If you've got a couple of hours to kill, there are probably worse ways than with Victor Gischler and Anthony Neil Smith's "To the Devil, My Regards." And for $.99, this is clearly a cheap thrill. But having said that, Gischler, that creative genius who's shocked and entertained with bizarre offbeat little gems like "Go-Go Girls of the Apocalypse" and "Vampire a Go-Go," and contemporary crime noir with a deliciously sardonic edge - "Suicide Squeeze," "The Pistol Poets" or "Gun Monkeys" - is off his game with this one.
This is the quick tale of Z.Z. DelPresto, a smart talking slacker of a low rent private eye plying his trade along Mobile, Alabama's humid coastline. DelPresto is caught literally red-handed, holding the knife that murdered his seventeen-year old girlfriend. He's hauled in by the cops, then inexplicably released. The story bounces around as the hapless PI tries to prove his innocence, pursued by a host of would be assailants. When not absorbing punches to his head, DelPresto is conducting an unlikely investigation that includes the victim's sleep-around mother, her gay father, an inept assassin, and a sleazy dot.com millionaire who travels around with a nose-ringer hipster bodyguard. This motley cast stumbles, crosses, double-crosses, screws, shoots, murders, and dies through a series of head-scratching scenes to a conclusion that flops like a fish dying on a Gulf coast beach.

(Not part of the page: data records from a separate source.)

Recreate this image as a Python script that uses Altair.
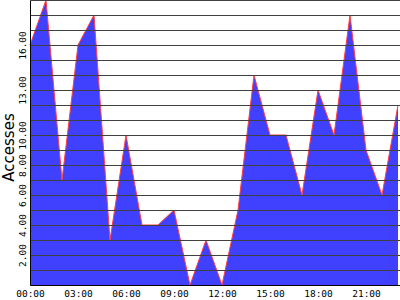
import altair as alt
import pandas as pd

hours = list(range(24))
accesses = [16, 19, 7, 16, 18, 3, 10, 4, 4, 5, 0, 3, 0, 5, 14, 10, 10, 6, 13, 10, 18, 9, 6, 12]
x_ticks = [0, 3, 6, 9, 12, 15, 18, 21]
y_labelled = [2, 4, 6, 8, 10, 13, 16]
y_grid = list(range(0, 20))

df = pd.DataFrame({"hour": hours, "accesses": accesses})

x = alt.X("hour:Q", scale=alt.Scale(domain=[0, 23.125], nice=False, zero=False),
          axis=alt.Axis(values=x_ticks, grid=False, ticks=False, domainColor="black",
                        labelExpr="(datum.value < 10 ? '0' : '') + datum.value + ':00'",
                        labelFont="DejaVu Sans Mono", labelFontSize=9.5, labelColor="black",
                        labelPadding=3, labelFlush=False, title=None, zindex=1))
y = alt.Y("accesses:Q", scale=alt.Scale(domain=[0, 19], nice=False),
          axis=alt.Axis(values=y_grid, grid=True, gridColor="#404040", gridOpacity=1,
                        gridWidth=1, ticks=False, domainColor="black",
                        labelExpr="indexof([2,4,6,8,10,13,16], datum.value) >= 0 ? format(datum.value, '.2f') : ''",
                        labelFont="DejaVu Sans Mono", labelFontSize=9.5, labelColor="black",
                        labelAngle=270, labelAlign="center", labelBaseline="bottom",
                        labelPadding=3, labelFlush=False,
                        title="Accesses", titleFont="DejaVu Sans", titleFontSize=15,
                        titleFontWeight="normal", titleColor="black", titlePadding=1,
                        titleY=147, zindex=1))

area = alt.Chart(df).mark_area(color="#4040ff", opacity=1, interpolate="linear").encode(x=x, y=y)
line = alt.Chart(df).mark_line(color="#ff4040", strokeWidth=1, interpolate="linear").encode(x=x, y=y)

chart = alt.layer(area, line).properties(
    width=370, height=285,
    autosize=alt.AutoSizeParams(type="none"),
    padding={"left": 30, "top": 0, "right": 0, "bottom": 15},
    background="white",
).configure_view(stroke=None)

chart.save("out.html", embed_options={"renderer": "svg", "actions": False})
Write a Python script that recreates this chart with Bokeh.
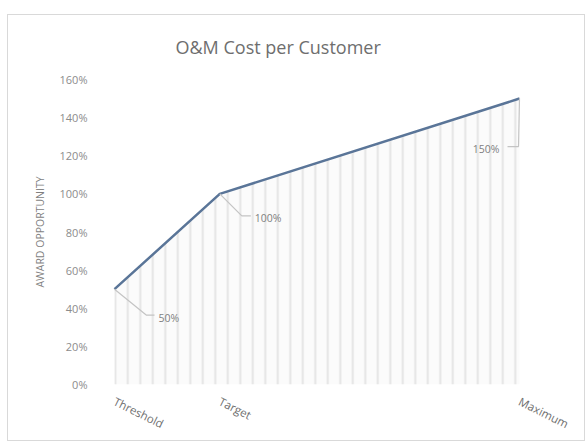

One wonders what Gischler/Smith were trying to accomplish here. The story wasn't long enough to render any characters that the reader can care about, and DelPresto, on one hand a weak version of Robert Crais' Elvis Cole, is on the other simply a despicable child predator. The dialog is forced, trying too hard to capture that Chandler/Hammet/Thompson glint, and the plot thin - not enough substance if the intent was to float "To the Devil, My Regards" as a trail balloon for a full length model - or casting DelPresto as the lead in future installments. Or maybe just the devil made Gischler do it.
In any event, not the talented Gischler's best day, but suited enough to filling some air time in a Chicago to San Francisco flight.